Client browser: Google Chrome

3. Phenomenon

The client will occasionally display the error: Unable to access this website, XXX.XXX takes too long to respond, and the error code is: ERR_CONNECTION_TIMED_OUT
When the client cannot access the website, the same site can be accessed normally when accessed through the mobile phone at the same time, and the target website can be pinged normally.

4. Troubleshooting process

a. When the website cannot be accessed, check whether the server exit and client exit bandwidth are fully occupied. It is found that the traffic is normal and the bandwidth is not fully occupied.
b. A long ping is performed on the client, and the ping is successful with low latency.
c. Using other network environments, it is found that it can be accessed normally.
d. Capture packets on the client side. Analysis of the captured data shows that a TCP retransmission packet exists in the first packet sent: TCP RETRANSMISSION

TCP Retransmission Issues

e. The first data sent has TCP retransmission, which means that the server did not reply within the specified time.
f.

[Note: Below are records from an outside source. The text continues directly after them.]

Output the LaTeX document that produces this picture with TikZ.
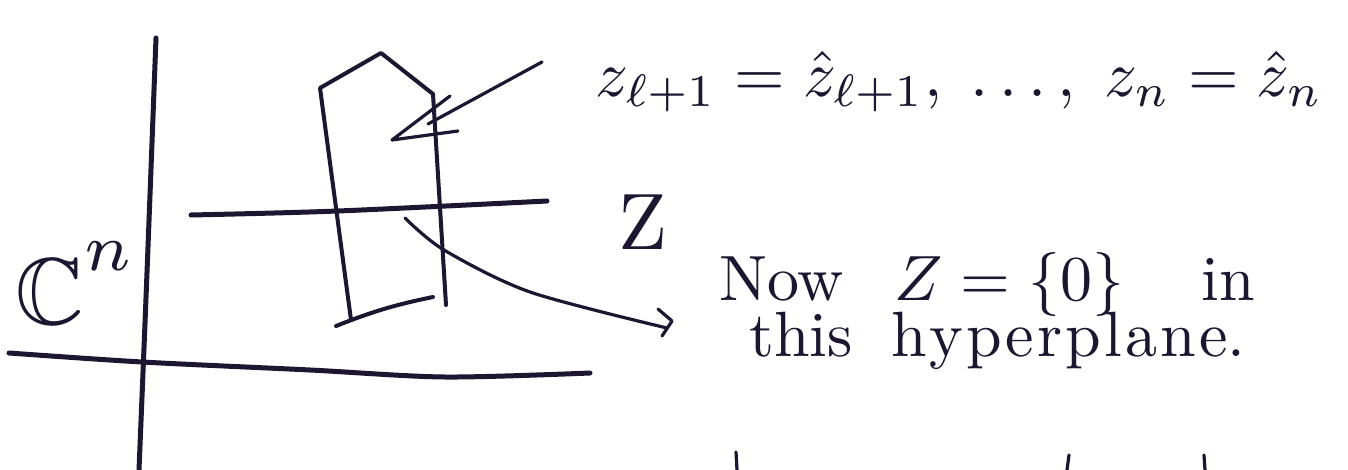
\documentclass[tikz,border=0pt]{standalone}
\usepackage{amsmath,amssymb}
\definecolor{ink}{RGB}{28,22,48}
\begin{document}
\begin{tikzpicture}[x=1pt,y=-1pt,line cap=round,line join=round,
  axisline/.style={draw=ink,line width=5pt},
  inkline/.style={draw=ink,line width=4pt},
  fineline/.style={draw=ink,line width=3.2pt},
  lbl/.style={text=ink,inner sep=0pt,anchor=base west}]
\useasboundingbox[fill=white] (0,0) rectangle (1348,470);
% coordinates
\coordinate (vt) at (156,38);
\coordinate (vc) at (146,300);
\coordinate (vb) at (139,470);
\coordinate (ha1) at (9,353);
\coordinate (ha2) at (142,362);
\coordinate (ha3) at (310,370);
\coordinate (ha4) at (445,377);
\coordinate (ha5) at (590,373);
\coordinate (zl1) at (191,215);
\coordinate (zl2) at (338,211);
\coordinate (zl3) at (547,201);
\coordinate (p1) at (351,320);
\coordinate (p2) at (320,88);
\coordinate (p3) at (381,53);
\coordinate (p4) at (433,94);
\coordinate (p5) at (446,305);
\coordinate (b1) at (336,326);
\coordinate (b2) at (433,297);
\coordinate (a0) at (542,62);
\coordinate (a1) at (428,124);
\coordinate (tip) at (392,140);
\coordinate (hb1) at (450,96);
\coordinate (hb2) at (458,131);
\coordinate (c0) at (405,218);
\coordinate (c1) at (444,250);
\coordinate (c2) at (530,292);
\coordinate (c3) at (667,328);
\coordinate (ch1) at (658,309);
\coordinate (ch2) at (672,321);
\coordinate (ch3) at (662,336);
% axes
\draw[axisline] (vt) .. controls (vc) .. (vb);
\draw[axisline] plot[smooth] coordinates {(ha1) (ha2) (ha3) (ha4) (ha5)};
\draw[axisline] plot[smooth] coordinates {(zl1) (zl2) (zl3)};
% polygon (hyperplane)
\draw[inkline] (p1) -- (p2) -- (p3) -- (p4) -- (p5);
\draw[inkline] (b1) to[bend left=5] (b2);
% arrow to hyperplane
\draw[fineline] (a0) -- (a1);
\draw[fineline] (hb1) -- (tip) -- (hb2);
% curved arrow
\draw[fineline] plot[smooth] coordinates {(c0) (c1) (c2) (c3)};
\draw[fineline] (ch1) -- (ch2) -- (ch3);
% labels
\node[lbl,scale=9.5] (cn) at (14,324) {$\mathbb{C}^{\raisebox{2pt}{$\scriptstyle n$}}$};
\node[lbl,scale=6.5] (eq) at (594,97) {$z_{\ell+1}=\hat z_{\ell+1},\;\dots,\;z_n=\hat z_n$};
\node[lbl,scale=8] (zlab) at (617,250) {Z};
\node[lbl,scale=6.4] (now) at (718,300) {Now\hspace{8pt}$Z=\{0\}$\hspace{12pt}in};
\node[lbl,scale=6.4] (hyp) at (748,356) {this\hspace{6pt}h\kern0.5pt y\kern0.5pt p\kern0.5pt e\kern0.5pt r\kern0.5pt p\kern0.5pt l\kern0.5pt a\kern0.5pt n\kern0.5pt e.};
% fragments of the next line
\coordinate (f1) at (736,452);
\coordinate (f1b) at (737,470);
\coordinate (f2) at (1069,455);
\coordinate (f2b) at (1067,470);
\coordinate (f3) at (1204,455);
\coordinate (f3b) at (1205,470);
\draw[fineline] (f1) -- (f1b);
\draw[fineline] (f2) -- (f2b);
\draw[fineline] (f3) -- (f3b);
\end{tikzpicture}
\end{document}
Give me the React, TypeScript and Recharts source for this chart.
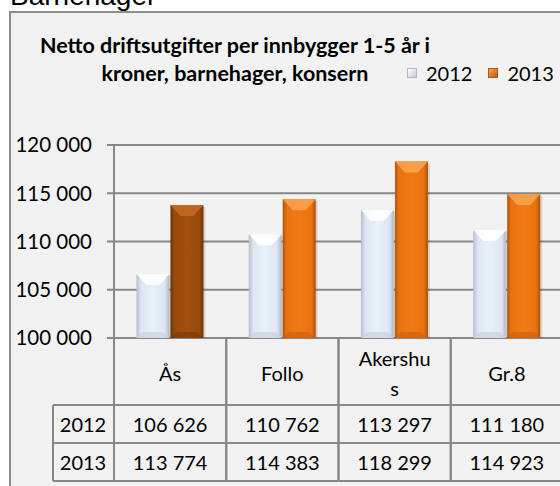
import { BarChart, Bar, XAxis, YAxis, CartesianGrid } from 'recharts'

const CATEGORIES = ['Ås', 'Follo', 'Akershus', 'Gr.8']
const VALUES_2012 = [106626, 110762, 113297, 111180]
const VALUES_2013 = [113774, 114383, 118299, 114923]
const Y_TICKS = [100000, 105000, 110000, 115000, 120000]
const SERIES = [
  { key: 'v2012', name: '2012', values: VALUES_2012 },
  { key: 'v2013', name: '2013', values: VALUES_2013 },
]
const HIGHLIGHT = 'Ås'

const data = CATEGORIES.map((category, i) => ({
  category,
  v2012: VALUES_2012[i],
  v2013: VALUES_2013[i],
}))

const FONT = 'Lato, "Open Sans", sans-serif'
const GRID = '#878787'
const CHART_W = 600
const CHART_H = 486
const PLOT_LEFT = 114
const PLOT_RIGHT = 563
const PLOT_TOP = 145
const PLOT_BOTTOM = 338
const BAND = (PLOT_RIGHT - PLOT_LEFT) / CATEGORIES.length

const fmt = (v: number) => String(v).replace(/\B(?=(\d{3})+(?!\d))/g, ' ')

// Excel-ish wrapping of long category names
const wrap = (s: string) => (s.length > 7 ? [s.slice(0, 7), s.slice(7)] : [s])

const PALETTE: Record<string, { grad: string; top: string; bottom: string }> = {
  light: { grad: 'gLight', top: '#ffffff', bottom: '#c9d3df' },
  orange: { grad: 'gOrange', top: '#f8a24e', bottom: '#cc620e' },
  brown: { grad: 'gBrown', top: '#c7671f', bottom: '#7c3c08' },
}

function BevelBar(props: any) {
  const { x, y, width: w, height: h, tone } = props
  if (!h || h <= 0) return null
  const p = PALETTE[tone]
  const bs = Math.min(10, w / 3)
  const bt = Math.min(11, h / 2)
  const bb = Math.min(6, h / 4)
  return (
    <g>
      <rect x={x + 2} y={y + 2} width={w} height={h} fill="rgba(0,0,0,0.12)" />
      <rect x={x} y={y} width={w} height={h} fill={`url(#${p.grad})`} />
      <polygon
        points={`${x},${y} ${x + w},${y} ${x + w - bs},${y + bt} ${x + bs},${y + bt}`}
        fill={p.top}
        opacity={0.9}
      />
      <polygon
        points={`${x},${y + h} ${x + w},${y + h} ${x + w - 6},${y + h - bb} ${x + 6},${y + h - bb}`}
        fill={p.bottom}
        opacity={0.7}
      />
    </g>
  )
}

function TableTick(props: any) {
  const { x, payload } = props
  const i = payload.index
  const y = PLOT_BOTTOM
  const l = x - BAND / 2
  const r = x + BAND / 2
  const lines = wrap(payload.value)
  const txt = { fontFamily: FONT, fontSize: 20, fill: '#000' }
  return (
    <g>
      <line x1={l} y1={y} x2={l} y2={y + 143} stroke={GRID} strokeWidth={2} />
      <line x1={r} y1={y} x2={r} y2={y + 143} stroke={GRID} strokeWidth={2} />
      {[67, 105, 143].map((dy) => (
        <line key={dy} x1={l} y1={y + dy} x2={r} y2={y + dy} stroke={GRID} strokeWidth={2} />
      ))}
      {lines.map((t, k) => (
        <text
          key={k}
          x={x}
          y={lines.length === 1 ? y + 35 : y + 20 + k * 30}
          textAnchor="middle"
          dominantBaseline="central"
          {...txt}
        >
          {t}
        </text>
      ))}
      {SERIES.map((s, k) => (
        <text key={s.key} x={x} y={y + 86 + k * 38} textAnchor="middle" dominantBaseline="central" {...txt}>
          {fmt(s.values[i])}
        </text>
      ))}
      {i === 0 && (
        <g>
          <line x1={53} y1={y + 67} x2={53} y2={y + 143} stroke={GRID} strokeWidth={2} />
          {[67, 105, 143].map((dy) => (
            <line key={dy} x1={53} y1={y + dy} x2={l} y2={y + dy} stroke={GRID} strokeWidth={2} />
          ))}
          {SERIES.map((s, k) => (
            <text key={s.key} x={83} y={y + 86 + k * 38} textAnchor="middle" dominantBaseline="central" {...txt}>
              {s.name}
            </text>
          ))}
        </g>
      )}
    </g>
  )
}

export default function App() {
  return (
    <div
      style={{
        position: 'fixed',
        left: 0,
        top: 0,
        width: 560,
        height: 486,
        overflow: 'hidden',
        background: '#fff',
      }}
    >
      <div
        style={{
          position: 'absolute',
          left: 10,
          top: -18,
          fontFamily: '"Liberation Sans", Arial, sans-serif',
          fontSize: 28,
          lineHeight: '28px',
          color: '#000',
        }}
      >
        Barnehager
      </div>
      <div
        style={{
          position: 'absolute',
          left: 9,
          top: 11,
          width: 620,
          height: 520,
          border: '2px solid #8c8c8c',
          background: '#f2f2f2',
        }}
      />
      <div
        style={{
          position: 'absolute',
          left: 15,
          top: 31,
          width: 440,
          textAlign: 'center',
          fontFamily: FONT,
          fontWeight: 700,
          fontSize: 21.5,
          lineHeight: '28px',
          color: '#000',
        }}
      >
        Netto driftsutgifter per innbygger 1-5 år i
        <br />
        kroner, barnehager, konsern
      </div>
      <div
        style={{
          position: 'absolute',
          left: 407,
          top: 59,
          display: 'flex',
          alignItems: 'center',
          fontFamily: FONT,
          fontSize: 20,
          lineHeight: '28px',
          color: '#000',
        }}
      >
        {SERIES.map((s, k) => (
          <div key={s.key} style={{ display: 'flex', alignItems: 'center', marginRight: 16 }}>
            <span
              style={{
                width: 10,
                height: 10,
                marginRight: 9,
                background:
                  k === 0
                    ? 'linear-gradient(135deg, #ffffff, #c3cdd9)'
                    : 'linear-gradient(135deg, #f8a24e, #c45c0c)',
                border: k === 0 ? '1px solid #b0b8c4' : '1px solid #b5540a',
                boxSizing: 'border-box',
              }}
            />
            {s.name}
          </div>
        ))}
      </div>
      <div style={{ position: 'absolute', left: 0, top: 0 }}>
        <BarChart
          width={CHART_W}
          height={CHART_H}
          data={data}
          margin={{ top: PLOT_TOP, right: CHART_W - PLOT_RIGHT, left: 0, bottom: 0 }}
          barCategoryGap="20%"
          barGap={1}
        >
          <defs>
            <linearGradient id="gLight" x1="0" y1="0" x2="1" y2="0">
              <stop offset="0%" stopColor="#b4bfcc" />
              <stop offset="14%" stopColor="#dde6f1" />
              <stop offset="50%" stopColor="#e9f1fb" />
              <stop offset="86%" stopColor="#dde6f1" />
              <stop offset="100%" stopColor="#aeb9c7" />
            </linearGradient>
            <linearGradient id="gOrange" x1="0" y1="0" x2="1" y2="0">
              <stop offset="0%" stopColor="#b2540a" />
              <stop offset="12%" stopColor="#ea720f" />
              <stop offset="50%" stopColor="#f27a16" />
              <stop offset="88%" stopColor="#ea720f" />
              <stop offset="100%" stopColor="#a94f08" />
            </linearGradient>
            <linearGradient id="gBrown" x1="0" y1="0" x2="1" y2="0">
              <stop offset="0%" stopColor="#6c3305" />
              <stop offset="12%" stopColor="#974a0c" />
              <stop offset="50%" stopColor="#a3500f" />
              <stop offset="88%" stopColor="#974a0c" />
              <stop offset="100%" stopColor="#673004" />
            </linearGradient>
          </defs>
          <CartesianGrid vertical={false} stroke={GRID} strokeWidth={2} />
          <XAxis
            dataKey="category"
            height={CHART_H - PLOT_BOTTOM}
            axisLine={false}
            tickLine={false}
            tickSize={0}
            tickMargin={0}
            interval={0}
            tick={<TableTick />}
          />
          <YAxis
            width={PLOT_LEFT}
            domain={[100000, 120000]}
            ticks={Y_TICKS}
            allowDataOverflow
            tickFormatter={fmt}
            tickSize={7}
            tickMargin={15}
            axisLine={{ stroke: GRID, strokeWidth: 2 }}
            tickLine={{ stroke: GRID, strokeWidth: 2 }}
            tick={{ fontFamily: FONT, fontSize: 20.5, fill: '#000' }}
          />
          <Bar
            dataKey="v2012"
            name="2012"
            isAnimationActive={false}
            shape={(p: any) => <BevelBar {...p} tone="light" />}
          />
          <Bar
            dataKey="v2013"
            name="2013"
            isAnimationActive={false}
            shape={(p: any) => (
              <BevelBar {...p} tone={p.payload.category === HIGHLIGHT ? 'brown' : 'orange'} />
            )}
          />
        </BarChart>
      </div>
    </div>
  )
}
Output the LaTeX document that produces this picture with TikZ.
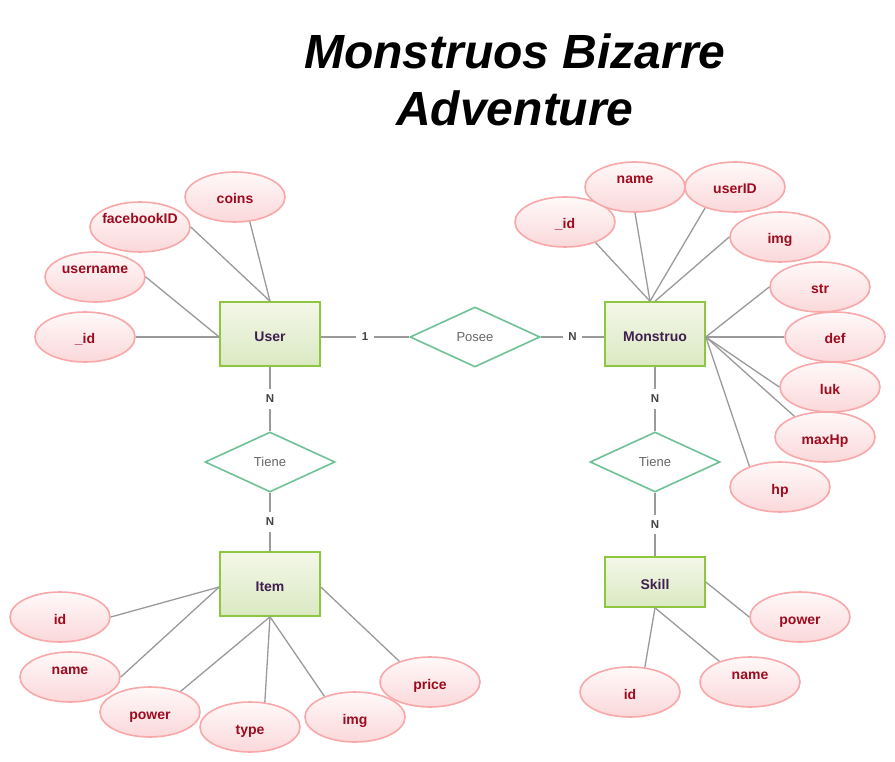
\documentclass[tikz,border=0pt]{standalone}
\usepackage{fontspec}
\setmainfont{Liberation Sans}
\usetikzlibrary{shapes.geometric,calc}
\definecolor{linegrey}{HTML}{9A9A9A}
\definecolor{entdraw}{HTML}{8DC63F}
\definecolor{enttop}{HTML}{F4F7E8}
\definecolor{entbot}{HTML}{DAE9C2}
\definecolor{enttext}{HTML}{3F1F4F}
\definecolor{reldraw}{HTML}{6FC197}
\definecolor{reltext}{HTML}{666666}
\definecolor{attrdraw}{HTML}{F9A8AA}
\definecolor{attrtop}{HTML}{FFF9F9}
\definecolor{attrbot}{HTML}{FBD8DA}
\definecolor{attrtext}{HTML}{9E0A1E}
\definecolor{cardtext}{HTML}{444444}
\tikzset{
  entity/.style={rectangle, draw=entdraw, line width=1.6pt, top color=enttop, bottom color=entbot,
    minimum width=100pt, minimum height=64pt, inner sep=0pt, text=enttext,
    text height=15pt, text depth=0pt,
    font=\fontsize{14}{16}\selectfont\bfseries},
  relation/.style={diamond, draw=reldraw, line width=1.6pt, fill=white,
    minimum width=130pt, minimum height=60pt, inner sep=0pt, text=reltext,
    font=\fontsize{13}{15}\selectfont},
  attrfont/.style={text=attrtext, text height=17pt, text depth=3pt,
    font=\fontsize{14}{16}\selectfont\bfseries},
  attr/.style={ellipse, draw=attrdraw, line width=1.6pt, top color=attrtop, bottom color=attrbot,
    minimum width=100pt, minimum height=50pt, inner sep=0pt, attrfont},
  attrup/.style={attr, label={[attrfont, inner sep=0pt, yshift=10pt]center:#1}},
  conn/.style={draw=linegrey, line width=1.3pt},
  card/.style={fill=white, text=cardtext, inner xsep=5.5pt, inner ysep=6pt,
    font=\fontsize{11.5}{13}\selectfont\bfseries},
  titletext/.style={font=\fontsize{48}{56}\selectfont\bfseries\itshape, text=black, inner sep=0pt, anchor=base}
}
\begin{document}
\begin{tikzpicture}[x=1pt,y=-1pt]
\useasboundingbox (0,0) rectangle (895,762);
\fill[white] (0,0) rectangle (895,762);

% title
\node[titletext] (title1) at (515,69) {Monstruos Bizarre};
\node[titletext] (title2) at (515,126) {Adventure};

% entities
\node[entity] (user) at (270,334) {User};
\node[entity] (monstruo) at (655,334) {Monstruo};
\node[entity] (item) at (270,584) {Item};
\node[entity, minimum height=50pt] (skill) at (655,582) {Skill};

% relations
\node[relation] (posee) at (475,337) {Posee};
\node[relation] (tiene1) at (270,462) {Tiene};
\node[relation] (tiene2) at (655,462) {Tiene};

% User attributes
\node[attr] (ucoins) at (235,197) {coins};
\node[attrup=facebookID] (ufb) at (140,227) {};
\node[attrup=username] (uname) at (95,277) {};
\node[attr] (uid) at (85,337) {\_id};

% Monstruo attributes
\node[attr] (mid) at (565,222) {\_id};
\node[attrup=name] (mname) at (635,187) {};
\node[attr] (muser) at (735,187) {userID};
\node[attr] (mimg) at (780,237) {img};
\node[attr] (mstr) at (820,287) {str};
\node[attr] (mdef) at (835,337) {def};
\node[attr] (mluk) at (830,387) {luk};
\node[attr] (mmax) at (825,437) {maxHp};
\node[attr] (mhp) at (780,487) {hp};

% Item attributes
\node[attr] (iid) at (60,617) {id};
\node[attrup=name] (iname) at (70,677) {};
\node[attr] (ipower) at (150,712) {power};
\node[attr] (itype) at (250,727) {type};
\node[attr] (iimg) at (355,717) {img};
\node[attr] (iprice) at (430,682) {price};

% Skill attributes
\node[attr] (spower) at (800,617) {power};
\node[attr] (sid) at (630,692) {id};
\node[attrup=name] (sname) at (750,682) {};

% helper coordinates (connection points off the box centre lines)
\coordinate (uwest) at ($(user.west)+(0,3)$);
\coordinate (ueast) at ($(user.east)+(0,3)$);
\coordinate (mwest) at ($(monstruo.west)+(0,3)$);
\coordinate (meast) at ($(monstruo.east)+(0,3)$);
\coordinate (mtop) at ($(monstruo.north)+(-5,0)$);
\coordinate (iwest) at ($(item.west)+(0,3)$);
\coordinate (ieast) at ($(item.east)+(0,3)$);

% attribute connectors
\draw[conn] (ucoins.-59) -- (user.north);
\draw[conn] (ufb.east) -- (user.north);
\draw[conn] (uname.east) -- (uwest);
\draw[conn] (uid.east) -- (uwest);

\draw[conn] (mid.-34) -- (mtop);
\draw[conn] (mname.south) -- (mtop);
\draw[conn] (muser.-145) -- (mtop);
\draw[conn] (mimg.west) -- (monstruo.north);
\draw[conn] (mstr.west) -- (meast);
\draw[conn] (mdef.west) -- (meast);
\draw[conn] (mluk.west) -- (meast);
\draw[conn] (mmax.146) -- (meast);
\draw[conn] (mhp.146) -- (meast);

\draw[conn] (iid.east) -- (iwest);
\draw[conn] (iname.east) -- (iwest);
\draw[conn] (ipower.34) -- (item.south);
\draw[conn] (itype.59) -- (item.south);
\draw[conn] (iimg.146) -- (item.south);
\draw[conn] (iprice.146) -- (ieast);

\draw[conn] (spower.west) -- (skill.east);
\draw[conn] (sid.59) -- (skill.south);
\draw[conn] (sname.146) -- (skill.south);

% relationship connectors
\draw[conn] (ueast) -- node[card] (c1) {1} (posee.west);
\draw[conn] (posee.east) -- node[card] (c2) {N} (mwest);
\draw[conn] (user.south) -- node[card] (c3) {N} (tiene1.north);
\draw[conn] (tiene1.south) -- node[card] (c4) {N} (item.north);
\draw[conn] (monstruo.south) -- node[card] (c5) {N} (tiene2.north);
\draw[conn] (tiene2.south) -- node[card] (c6) {N} (skill.north);
\end{tikzpicture}
\end{document}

After searching for relevant information online, I learned that in a NAT network environment, the Linux server kernel parameters are configured with TCP fast recycling [net.ipv4.tcp_tw_recycle = 1] and TCP timestamps [net.ipv4.tcp_timestamps = 1]. When multiple clients use the same external IP address to access the server, the timestamps of the data packets transmitted over the NAT network may be out of order, causing the server to consider the data packets unreliable and discard them.
g. Check the WAF server and backend server and find that the kernel parameters are configured:
net.ipv4.tcp_tw_recycle = 1
net.ipv4.tcp_timestamps = 1

5. Solution

Cancel TCP fast recycling and TCP timestamp configuration on the WAF server and backend server
a. Modify the sysctl.conf file
vim /etc/sysctl.conf

b. Modify the configuration

net.ipv4.tcp_tw_recycle = 0
net.ipv4.tcp_timestamps = 0

c. Application takes effect

sysctl -p

6. Verify

Multiple clients performed a large number of access operations on the website, and JMeter was used to conduct a 30-minute stress test. The website became inaccessible due to TCP Retransmission Issues, but the problem was eventually solved.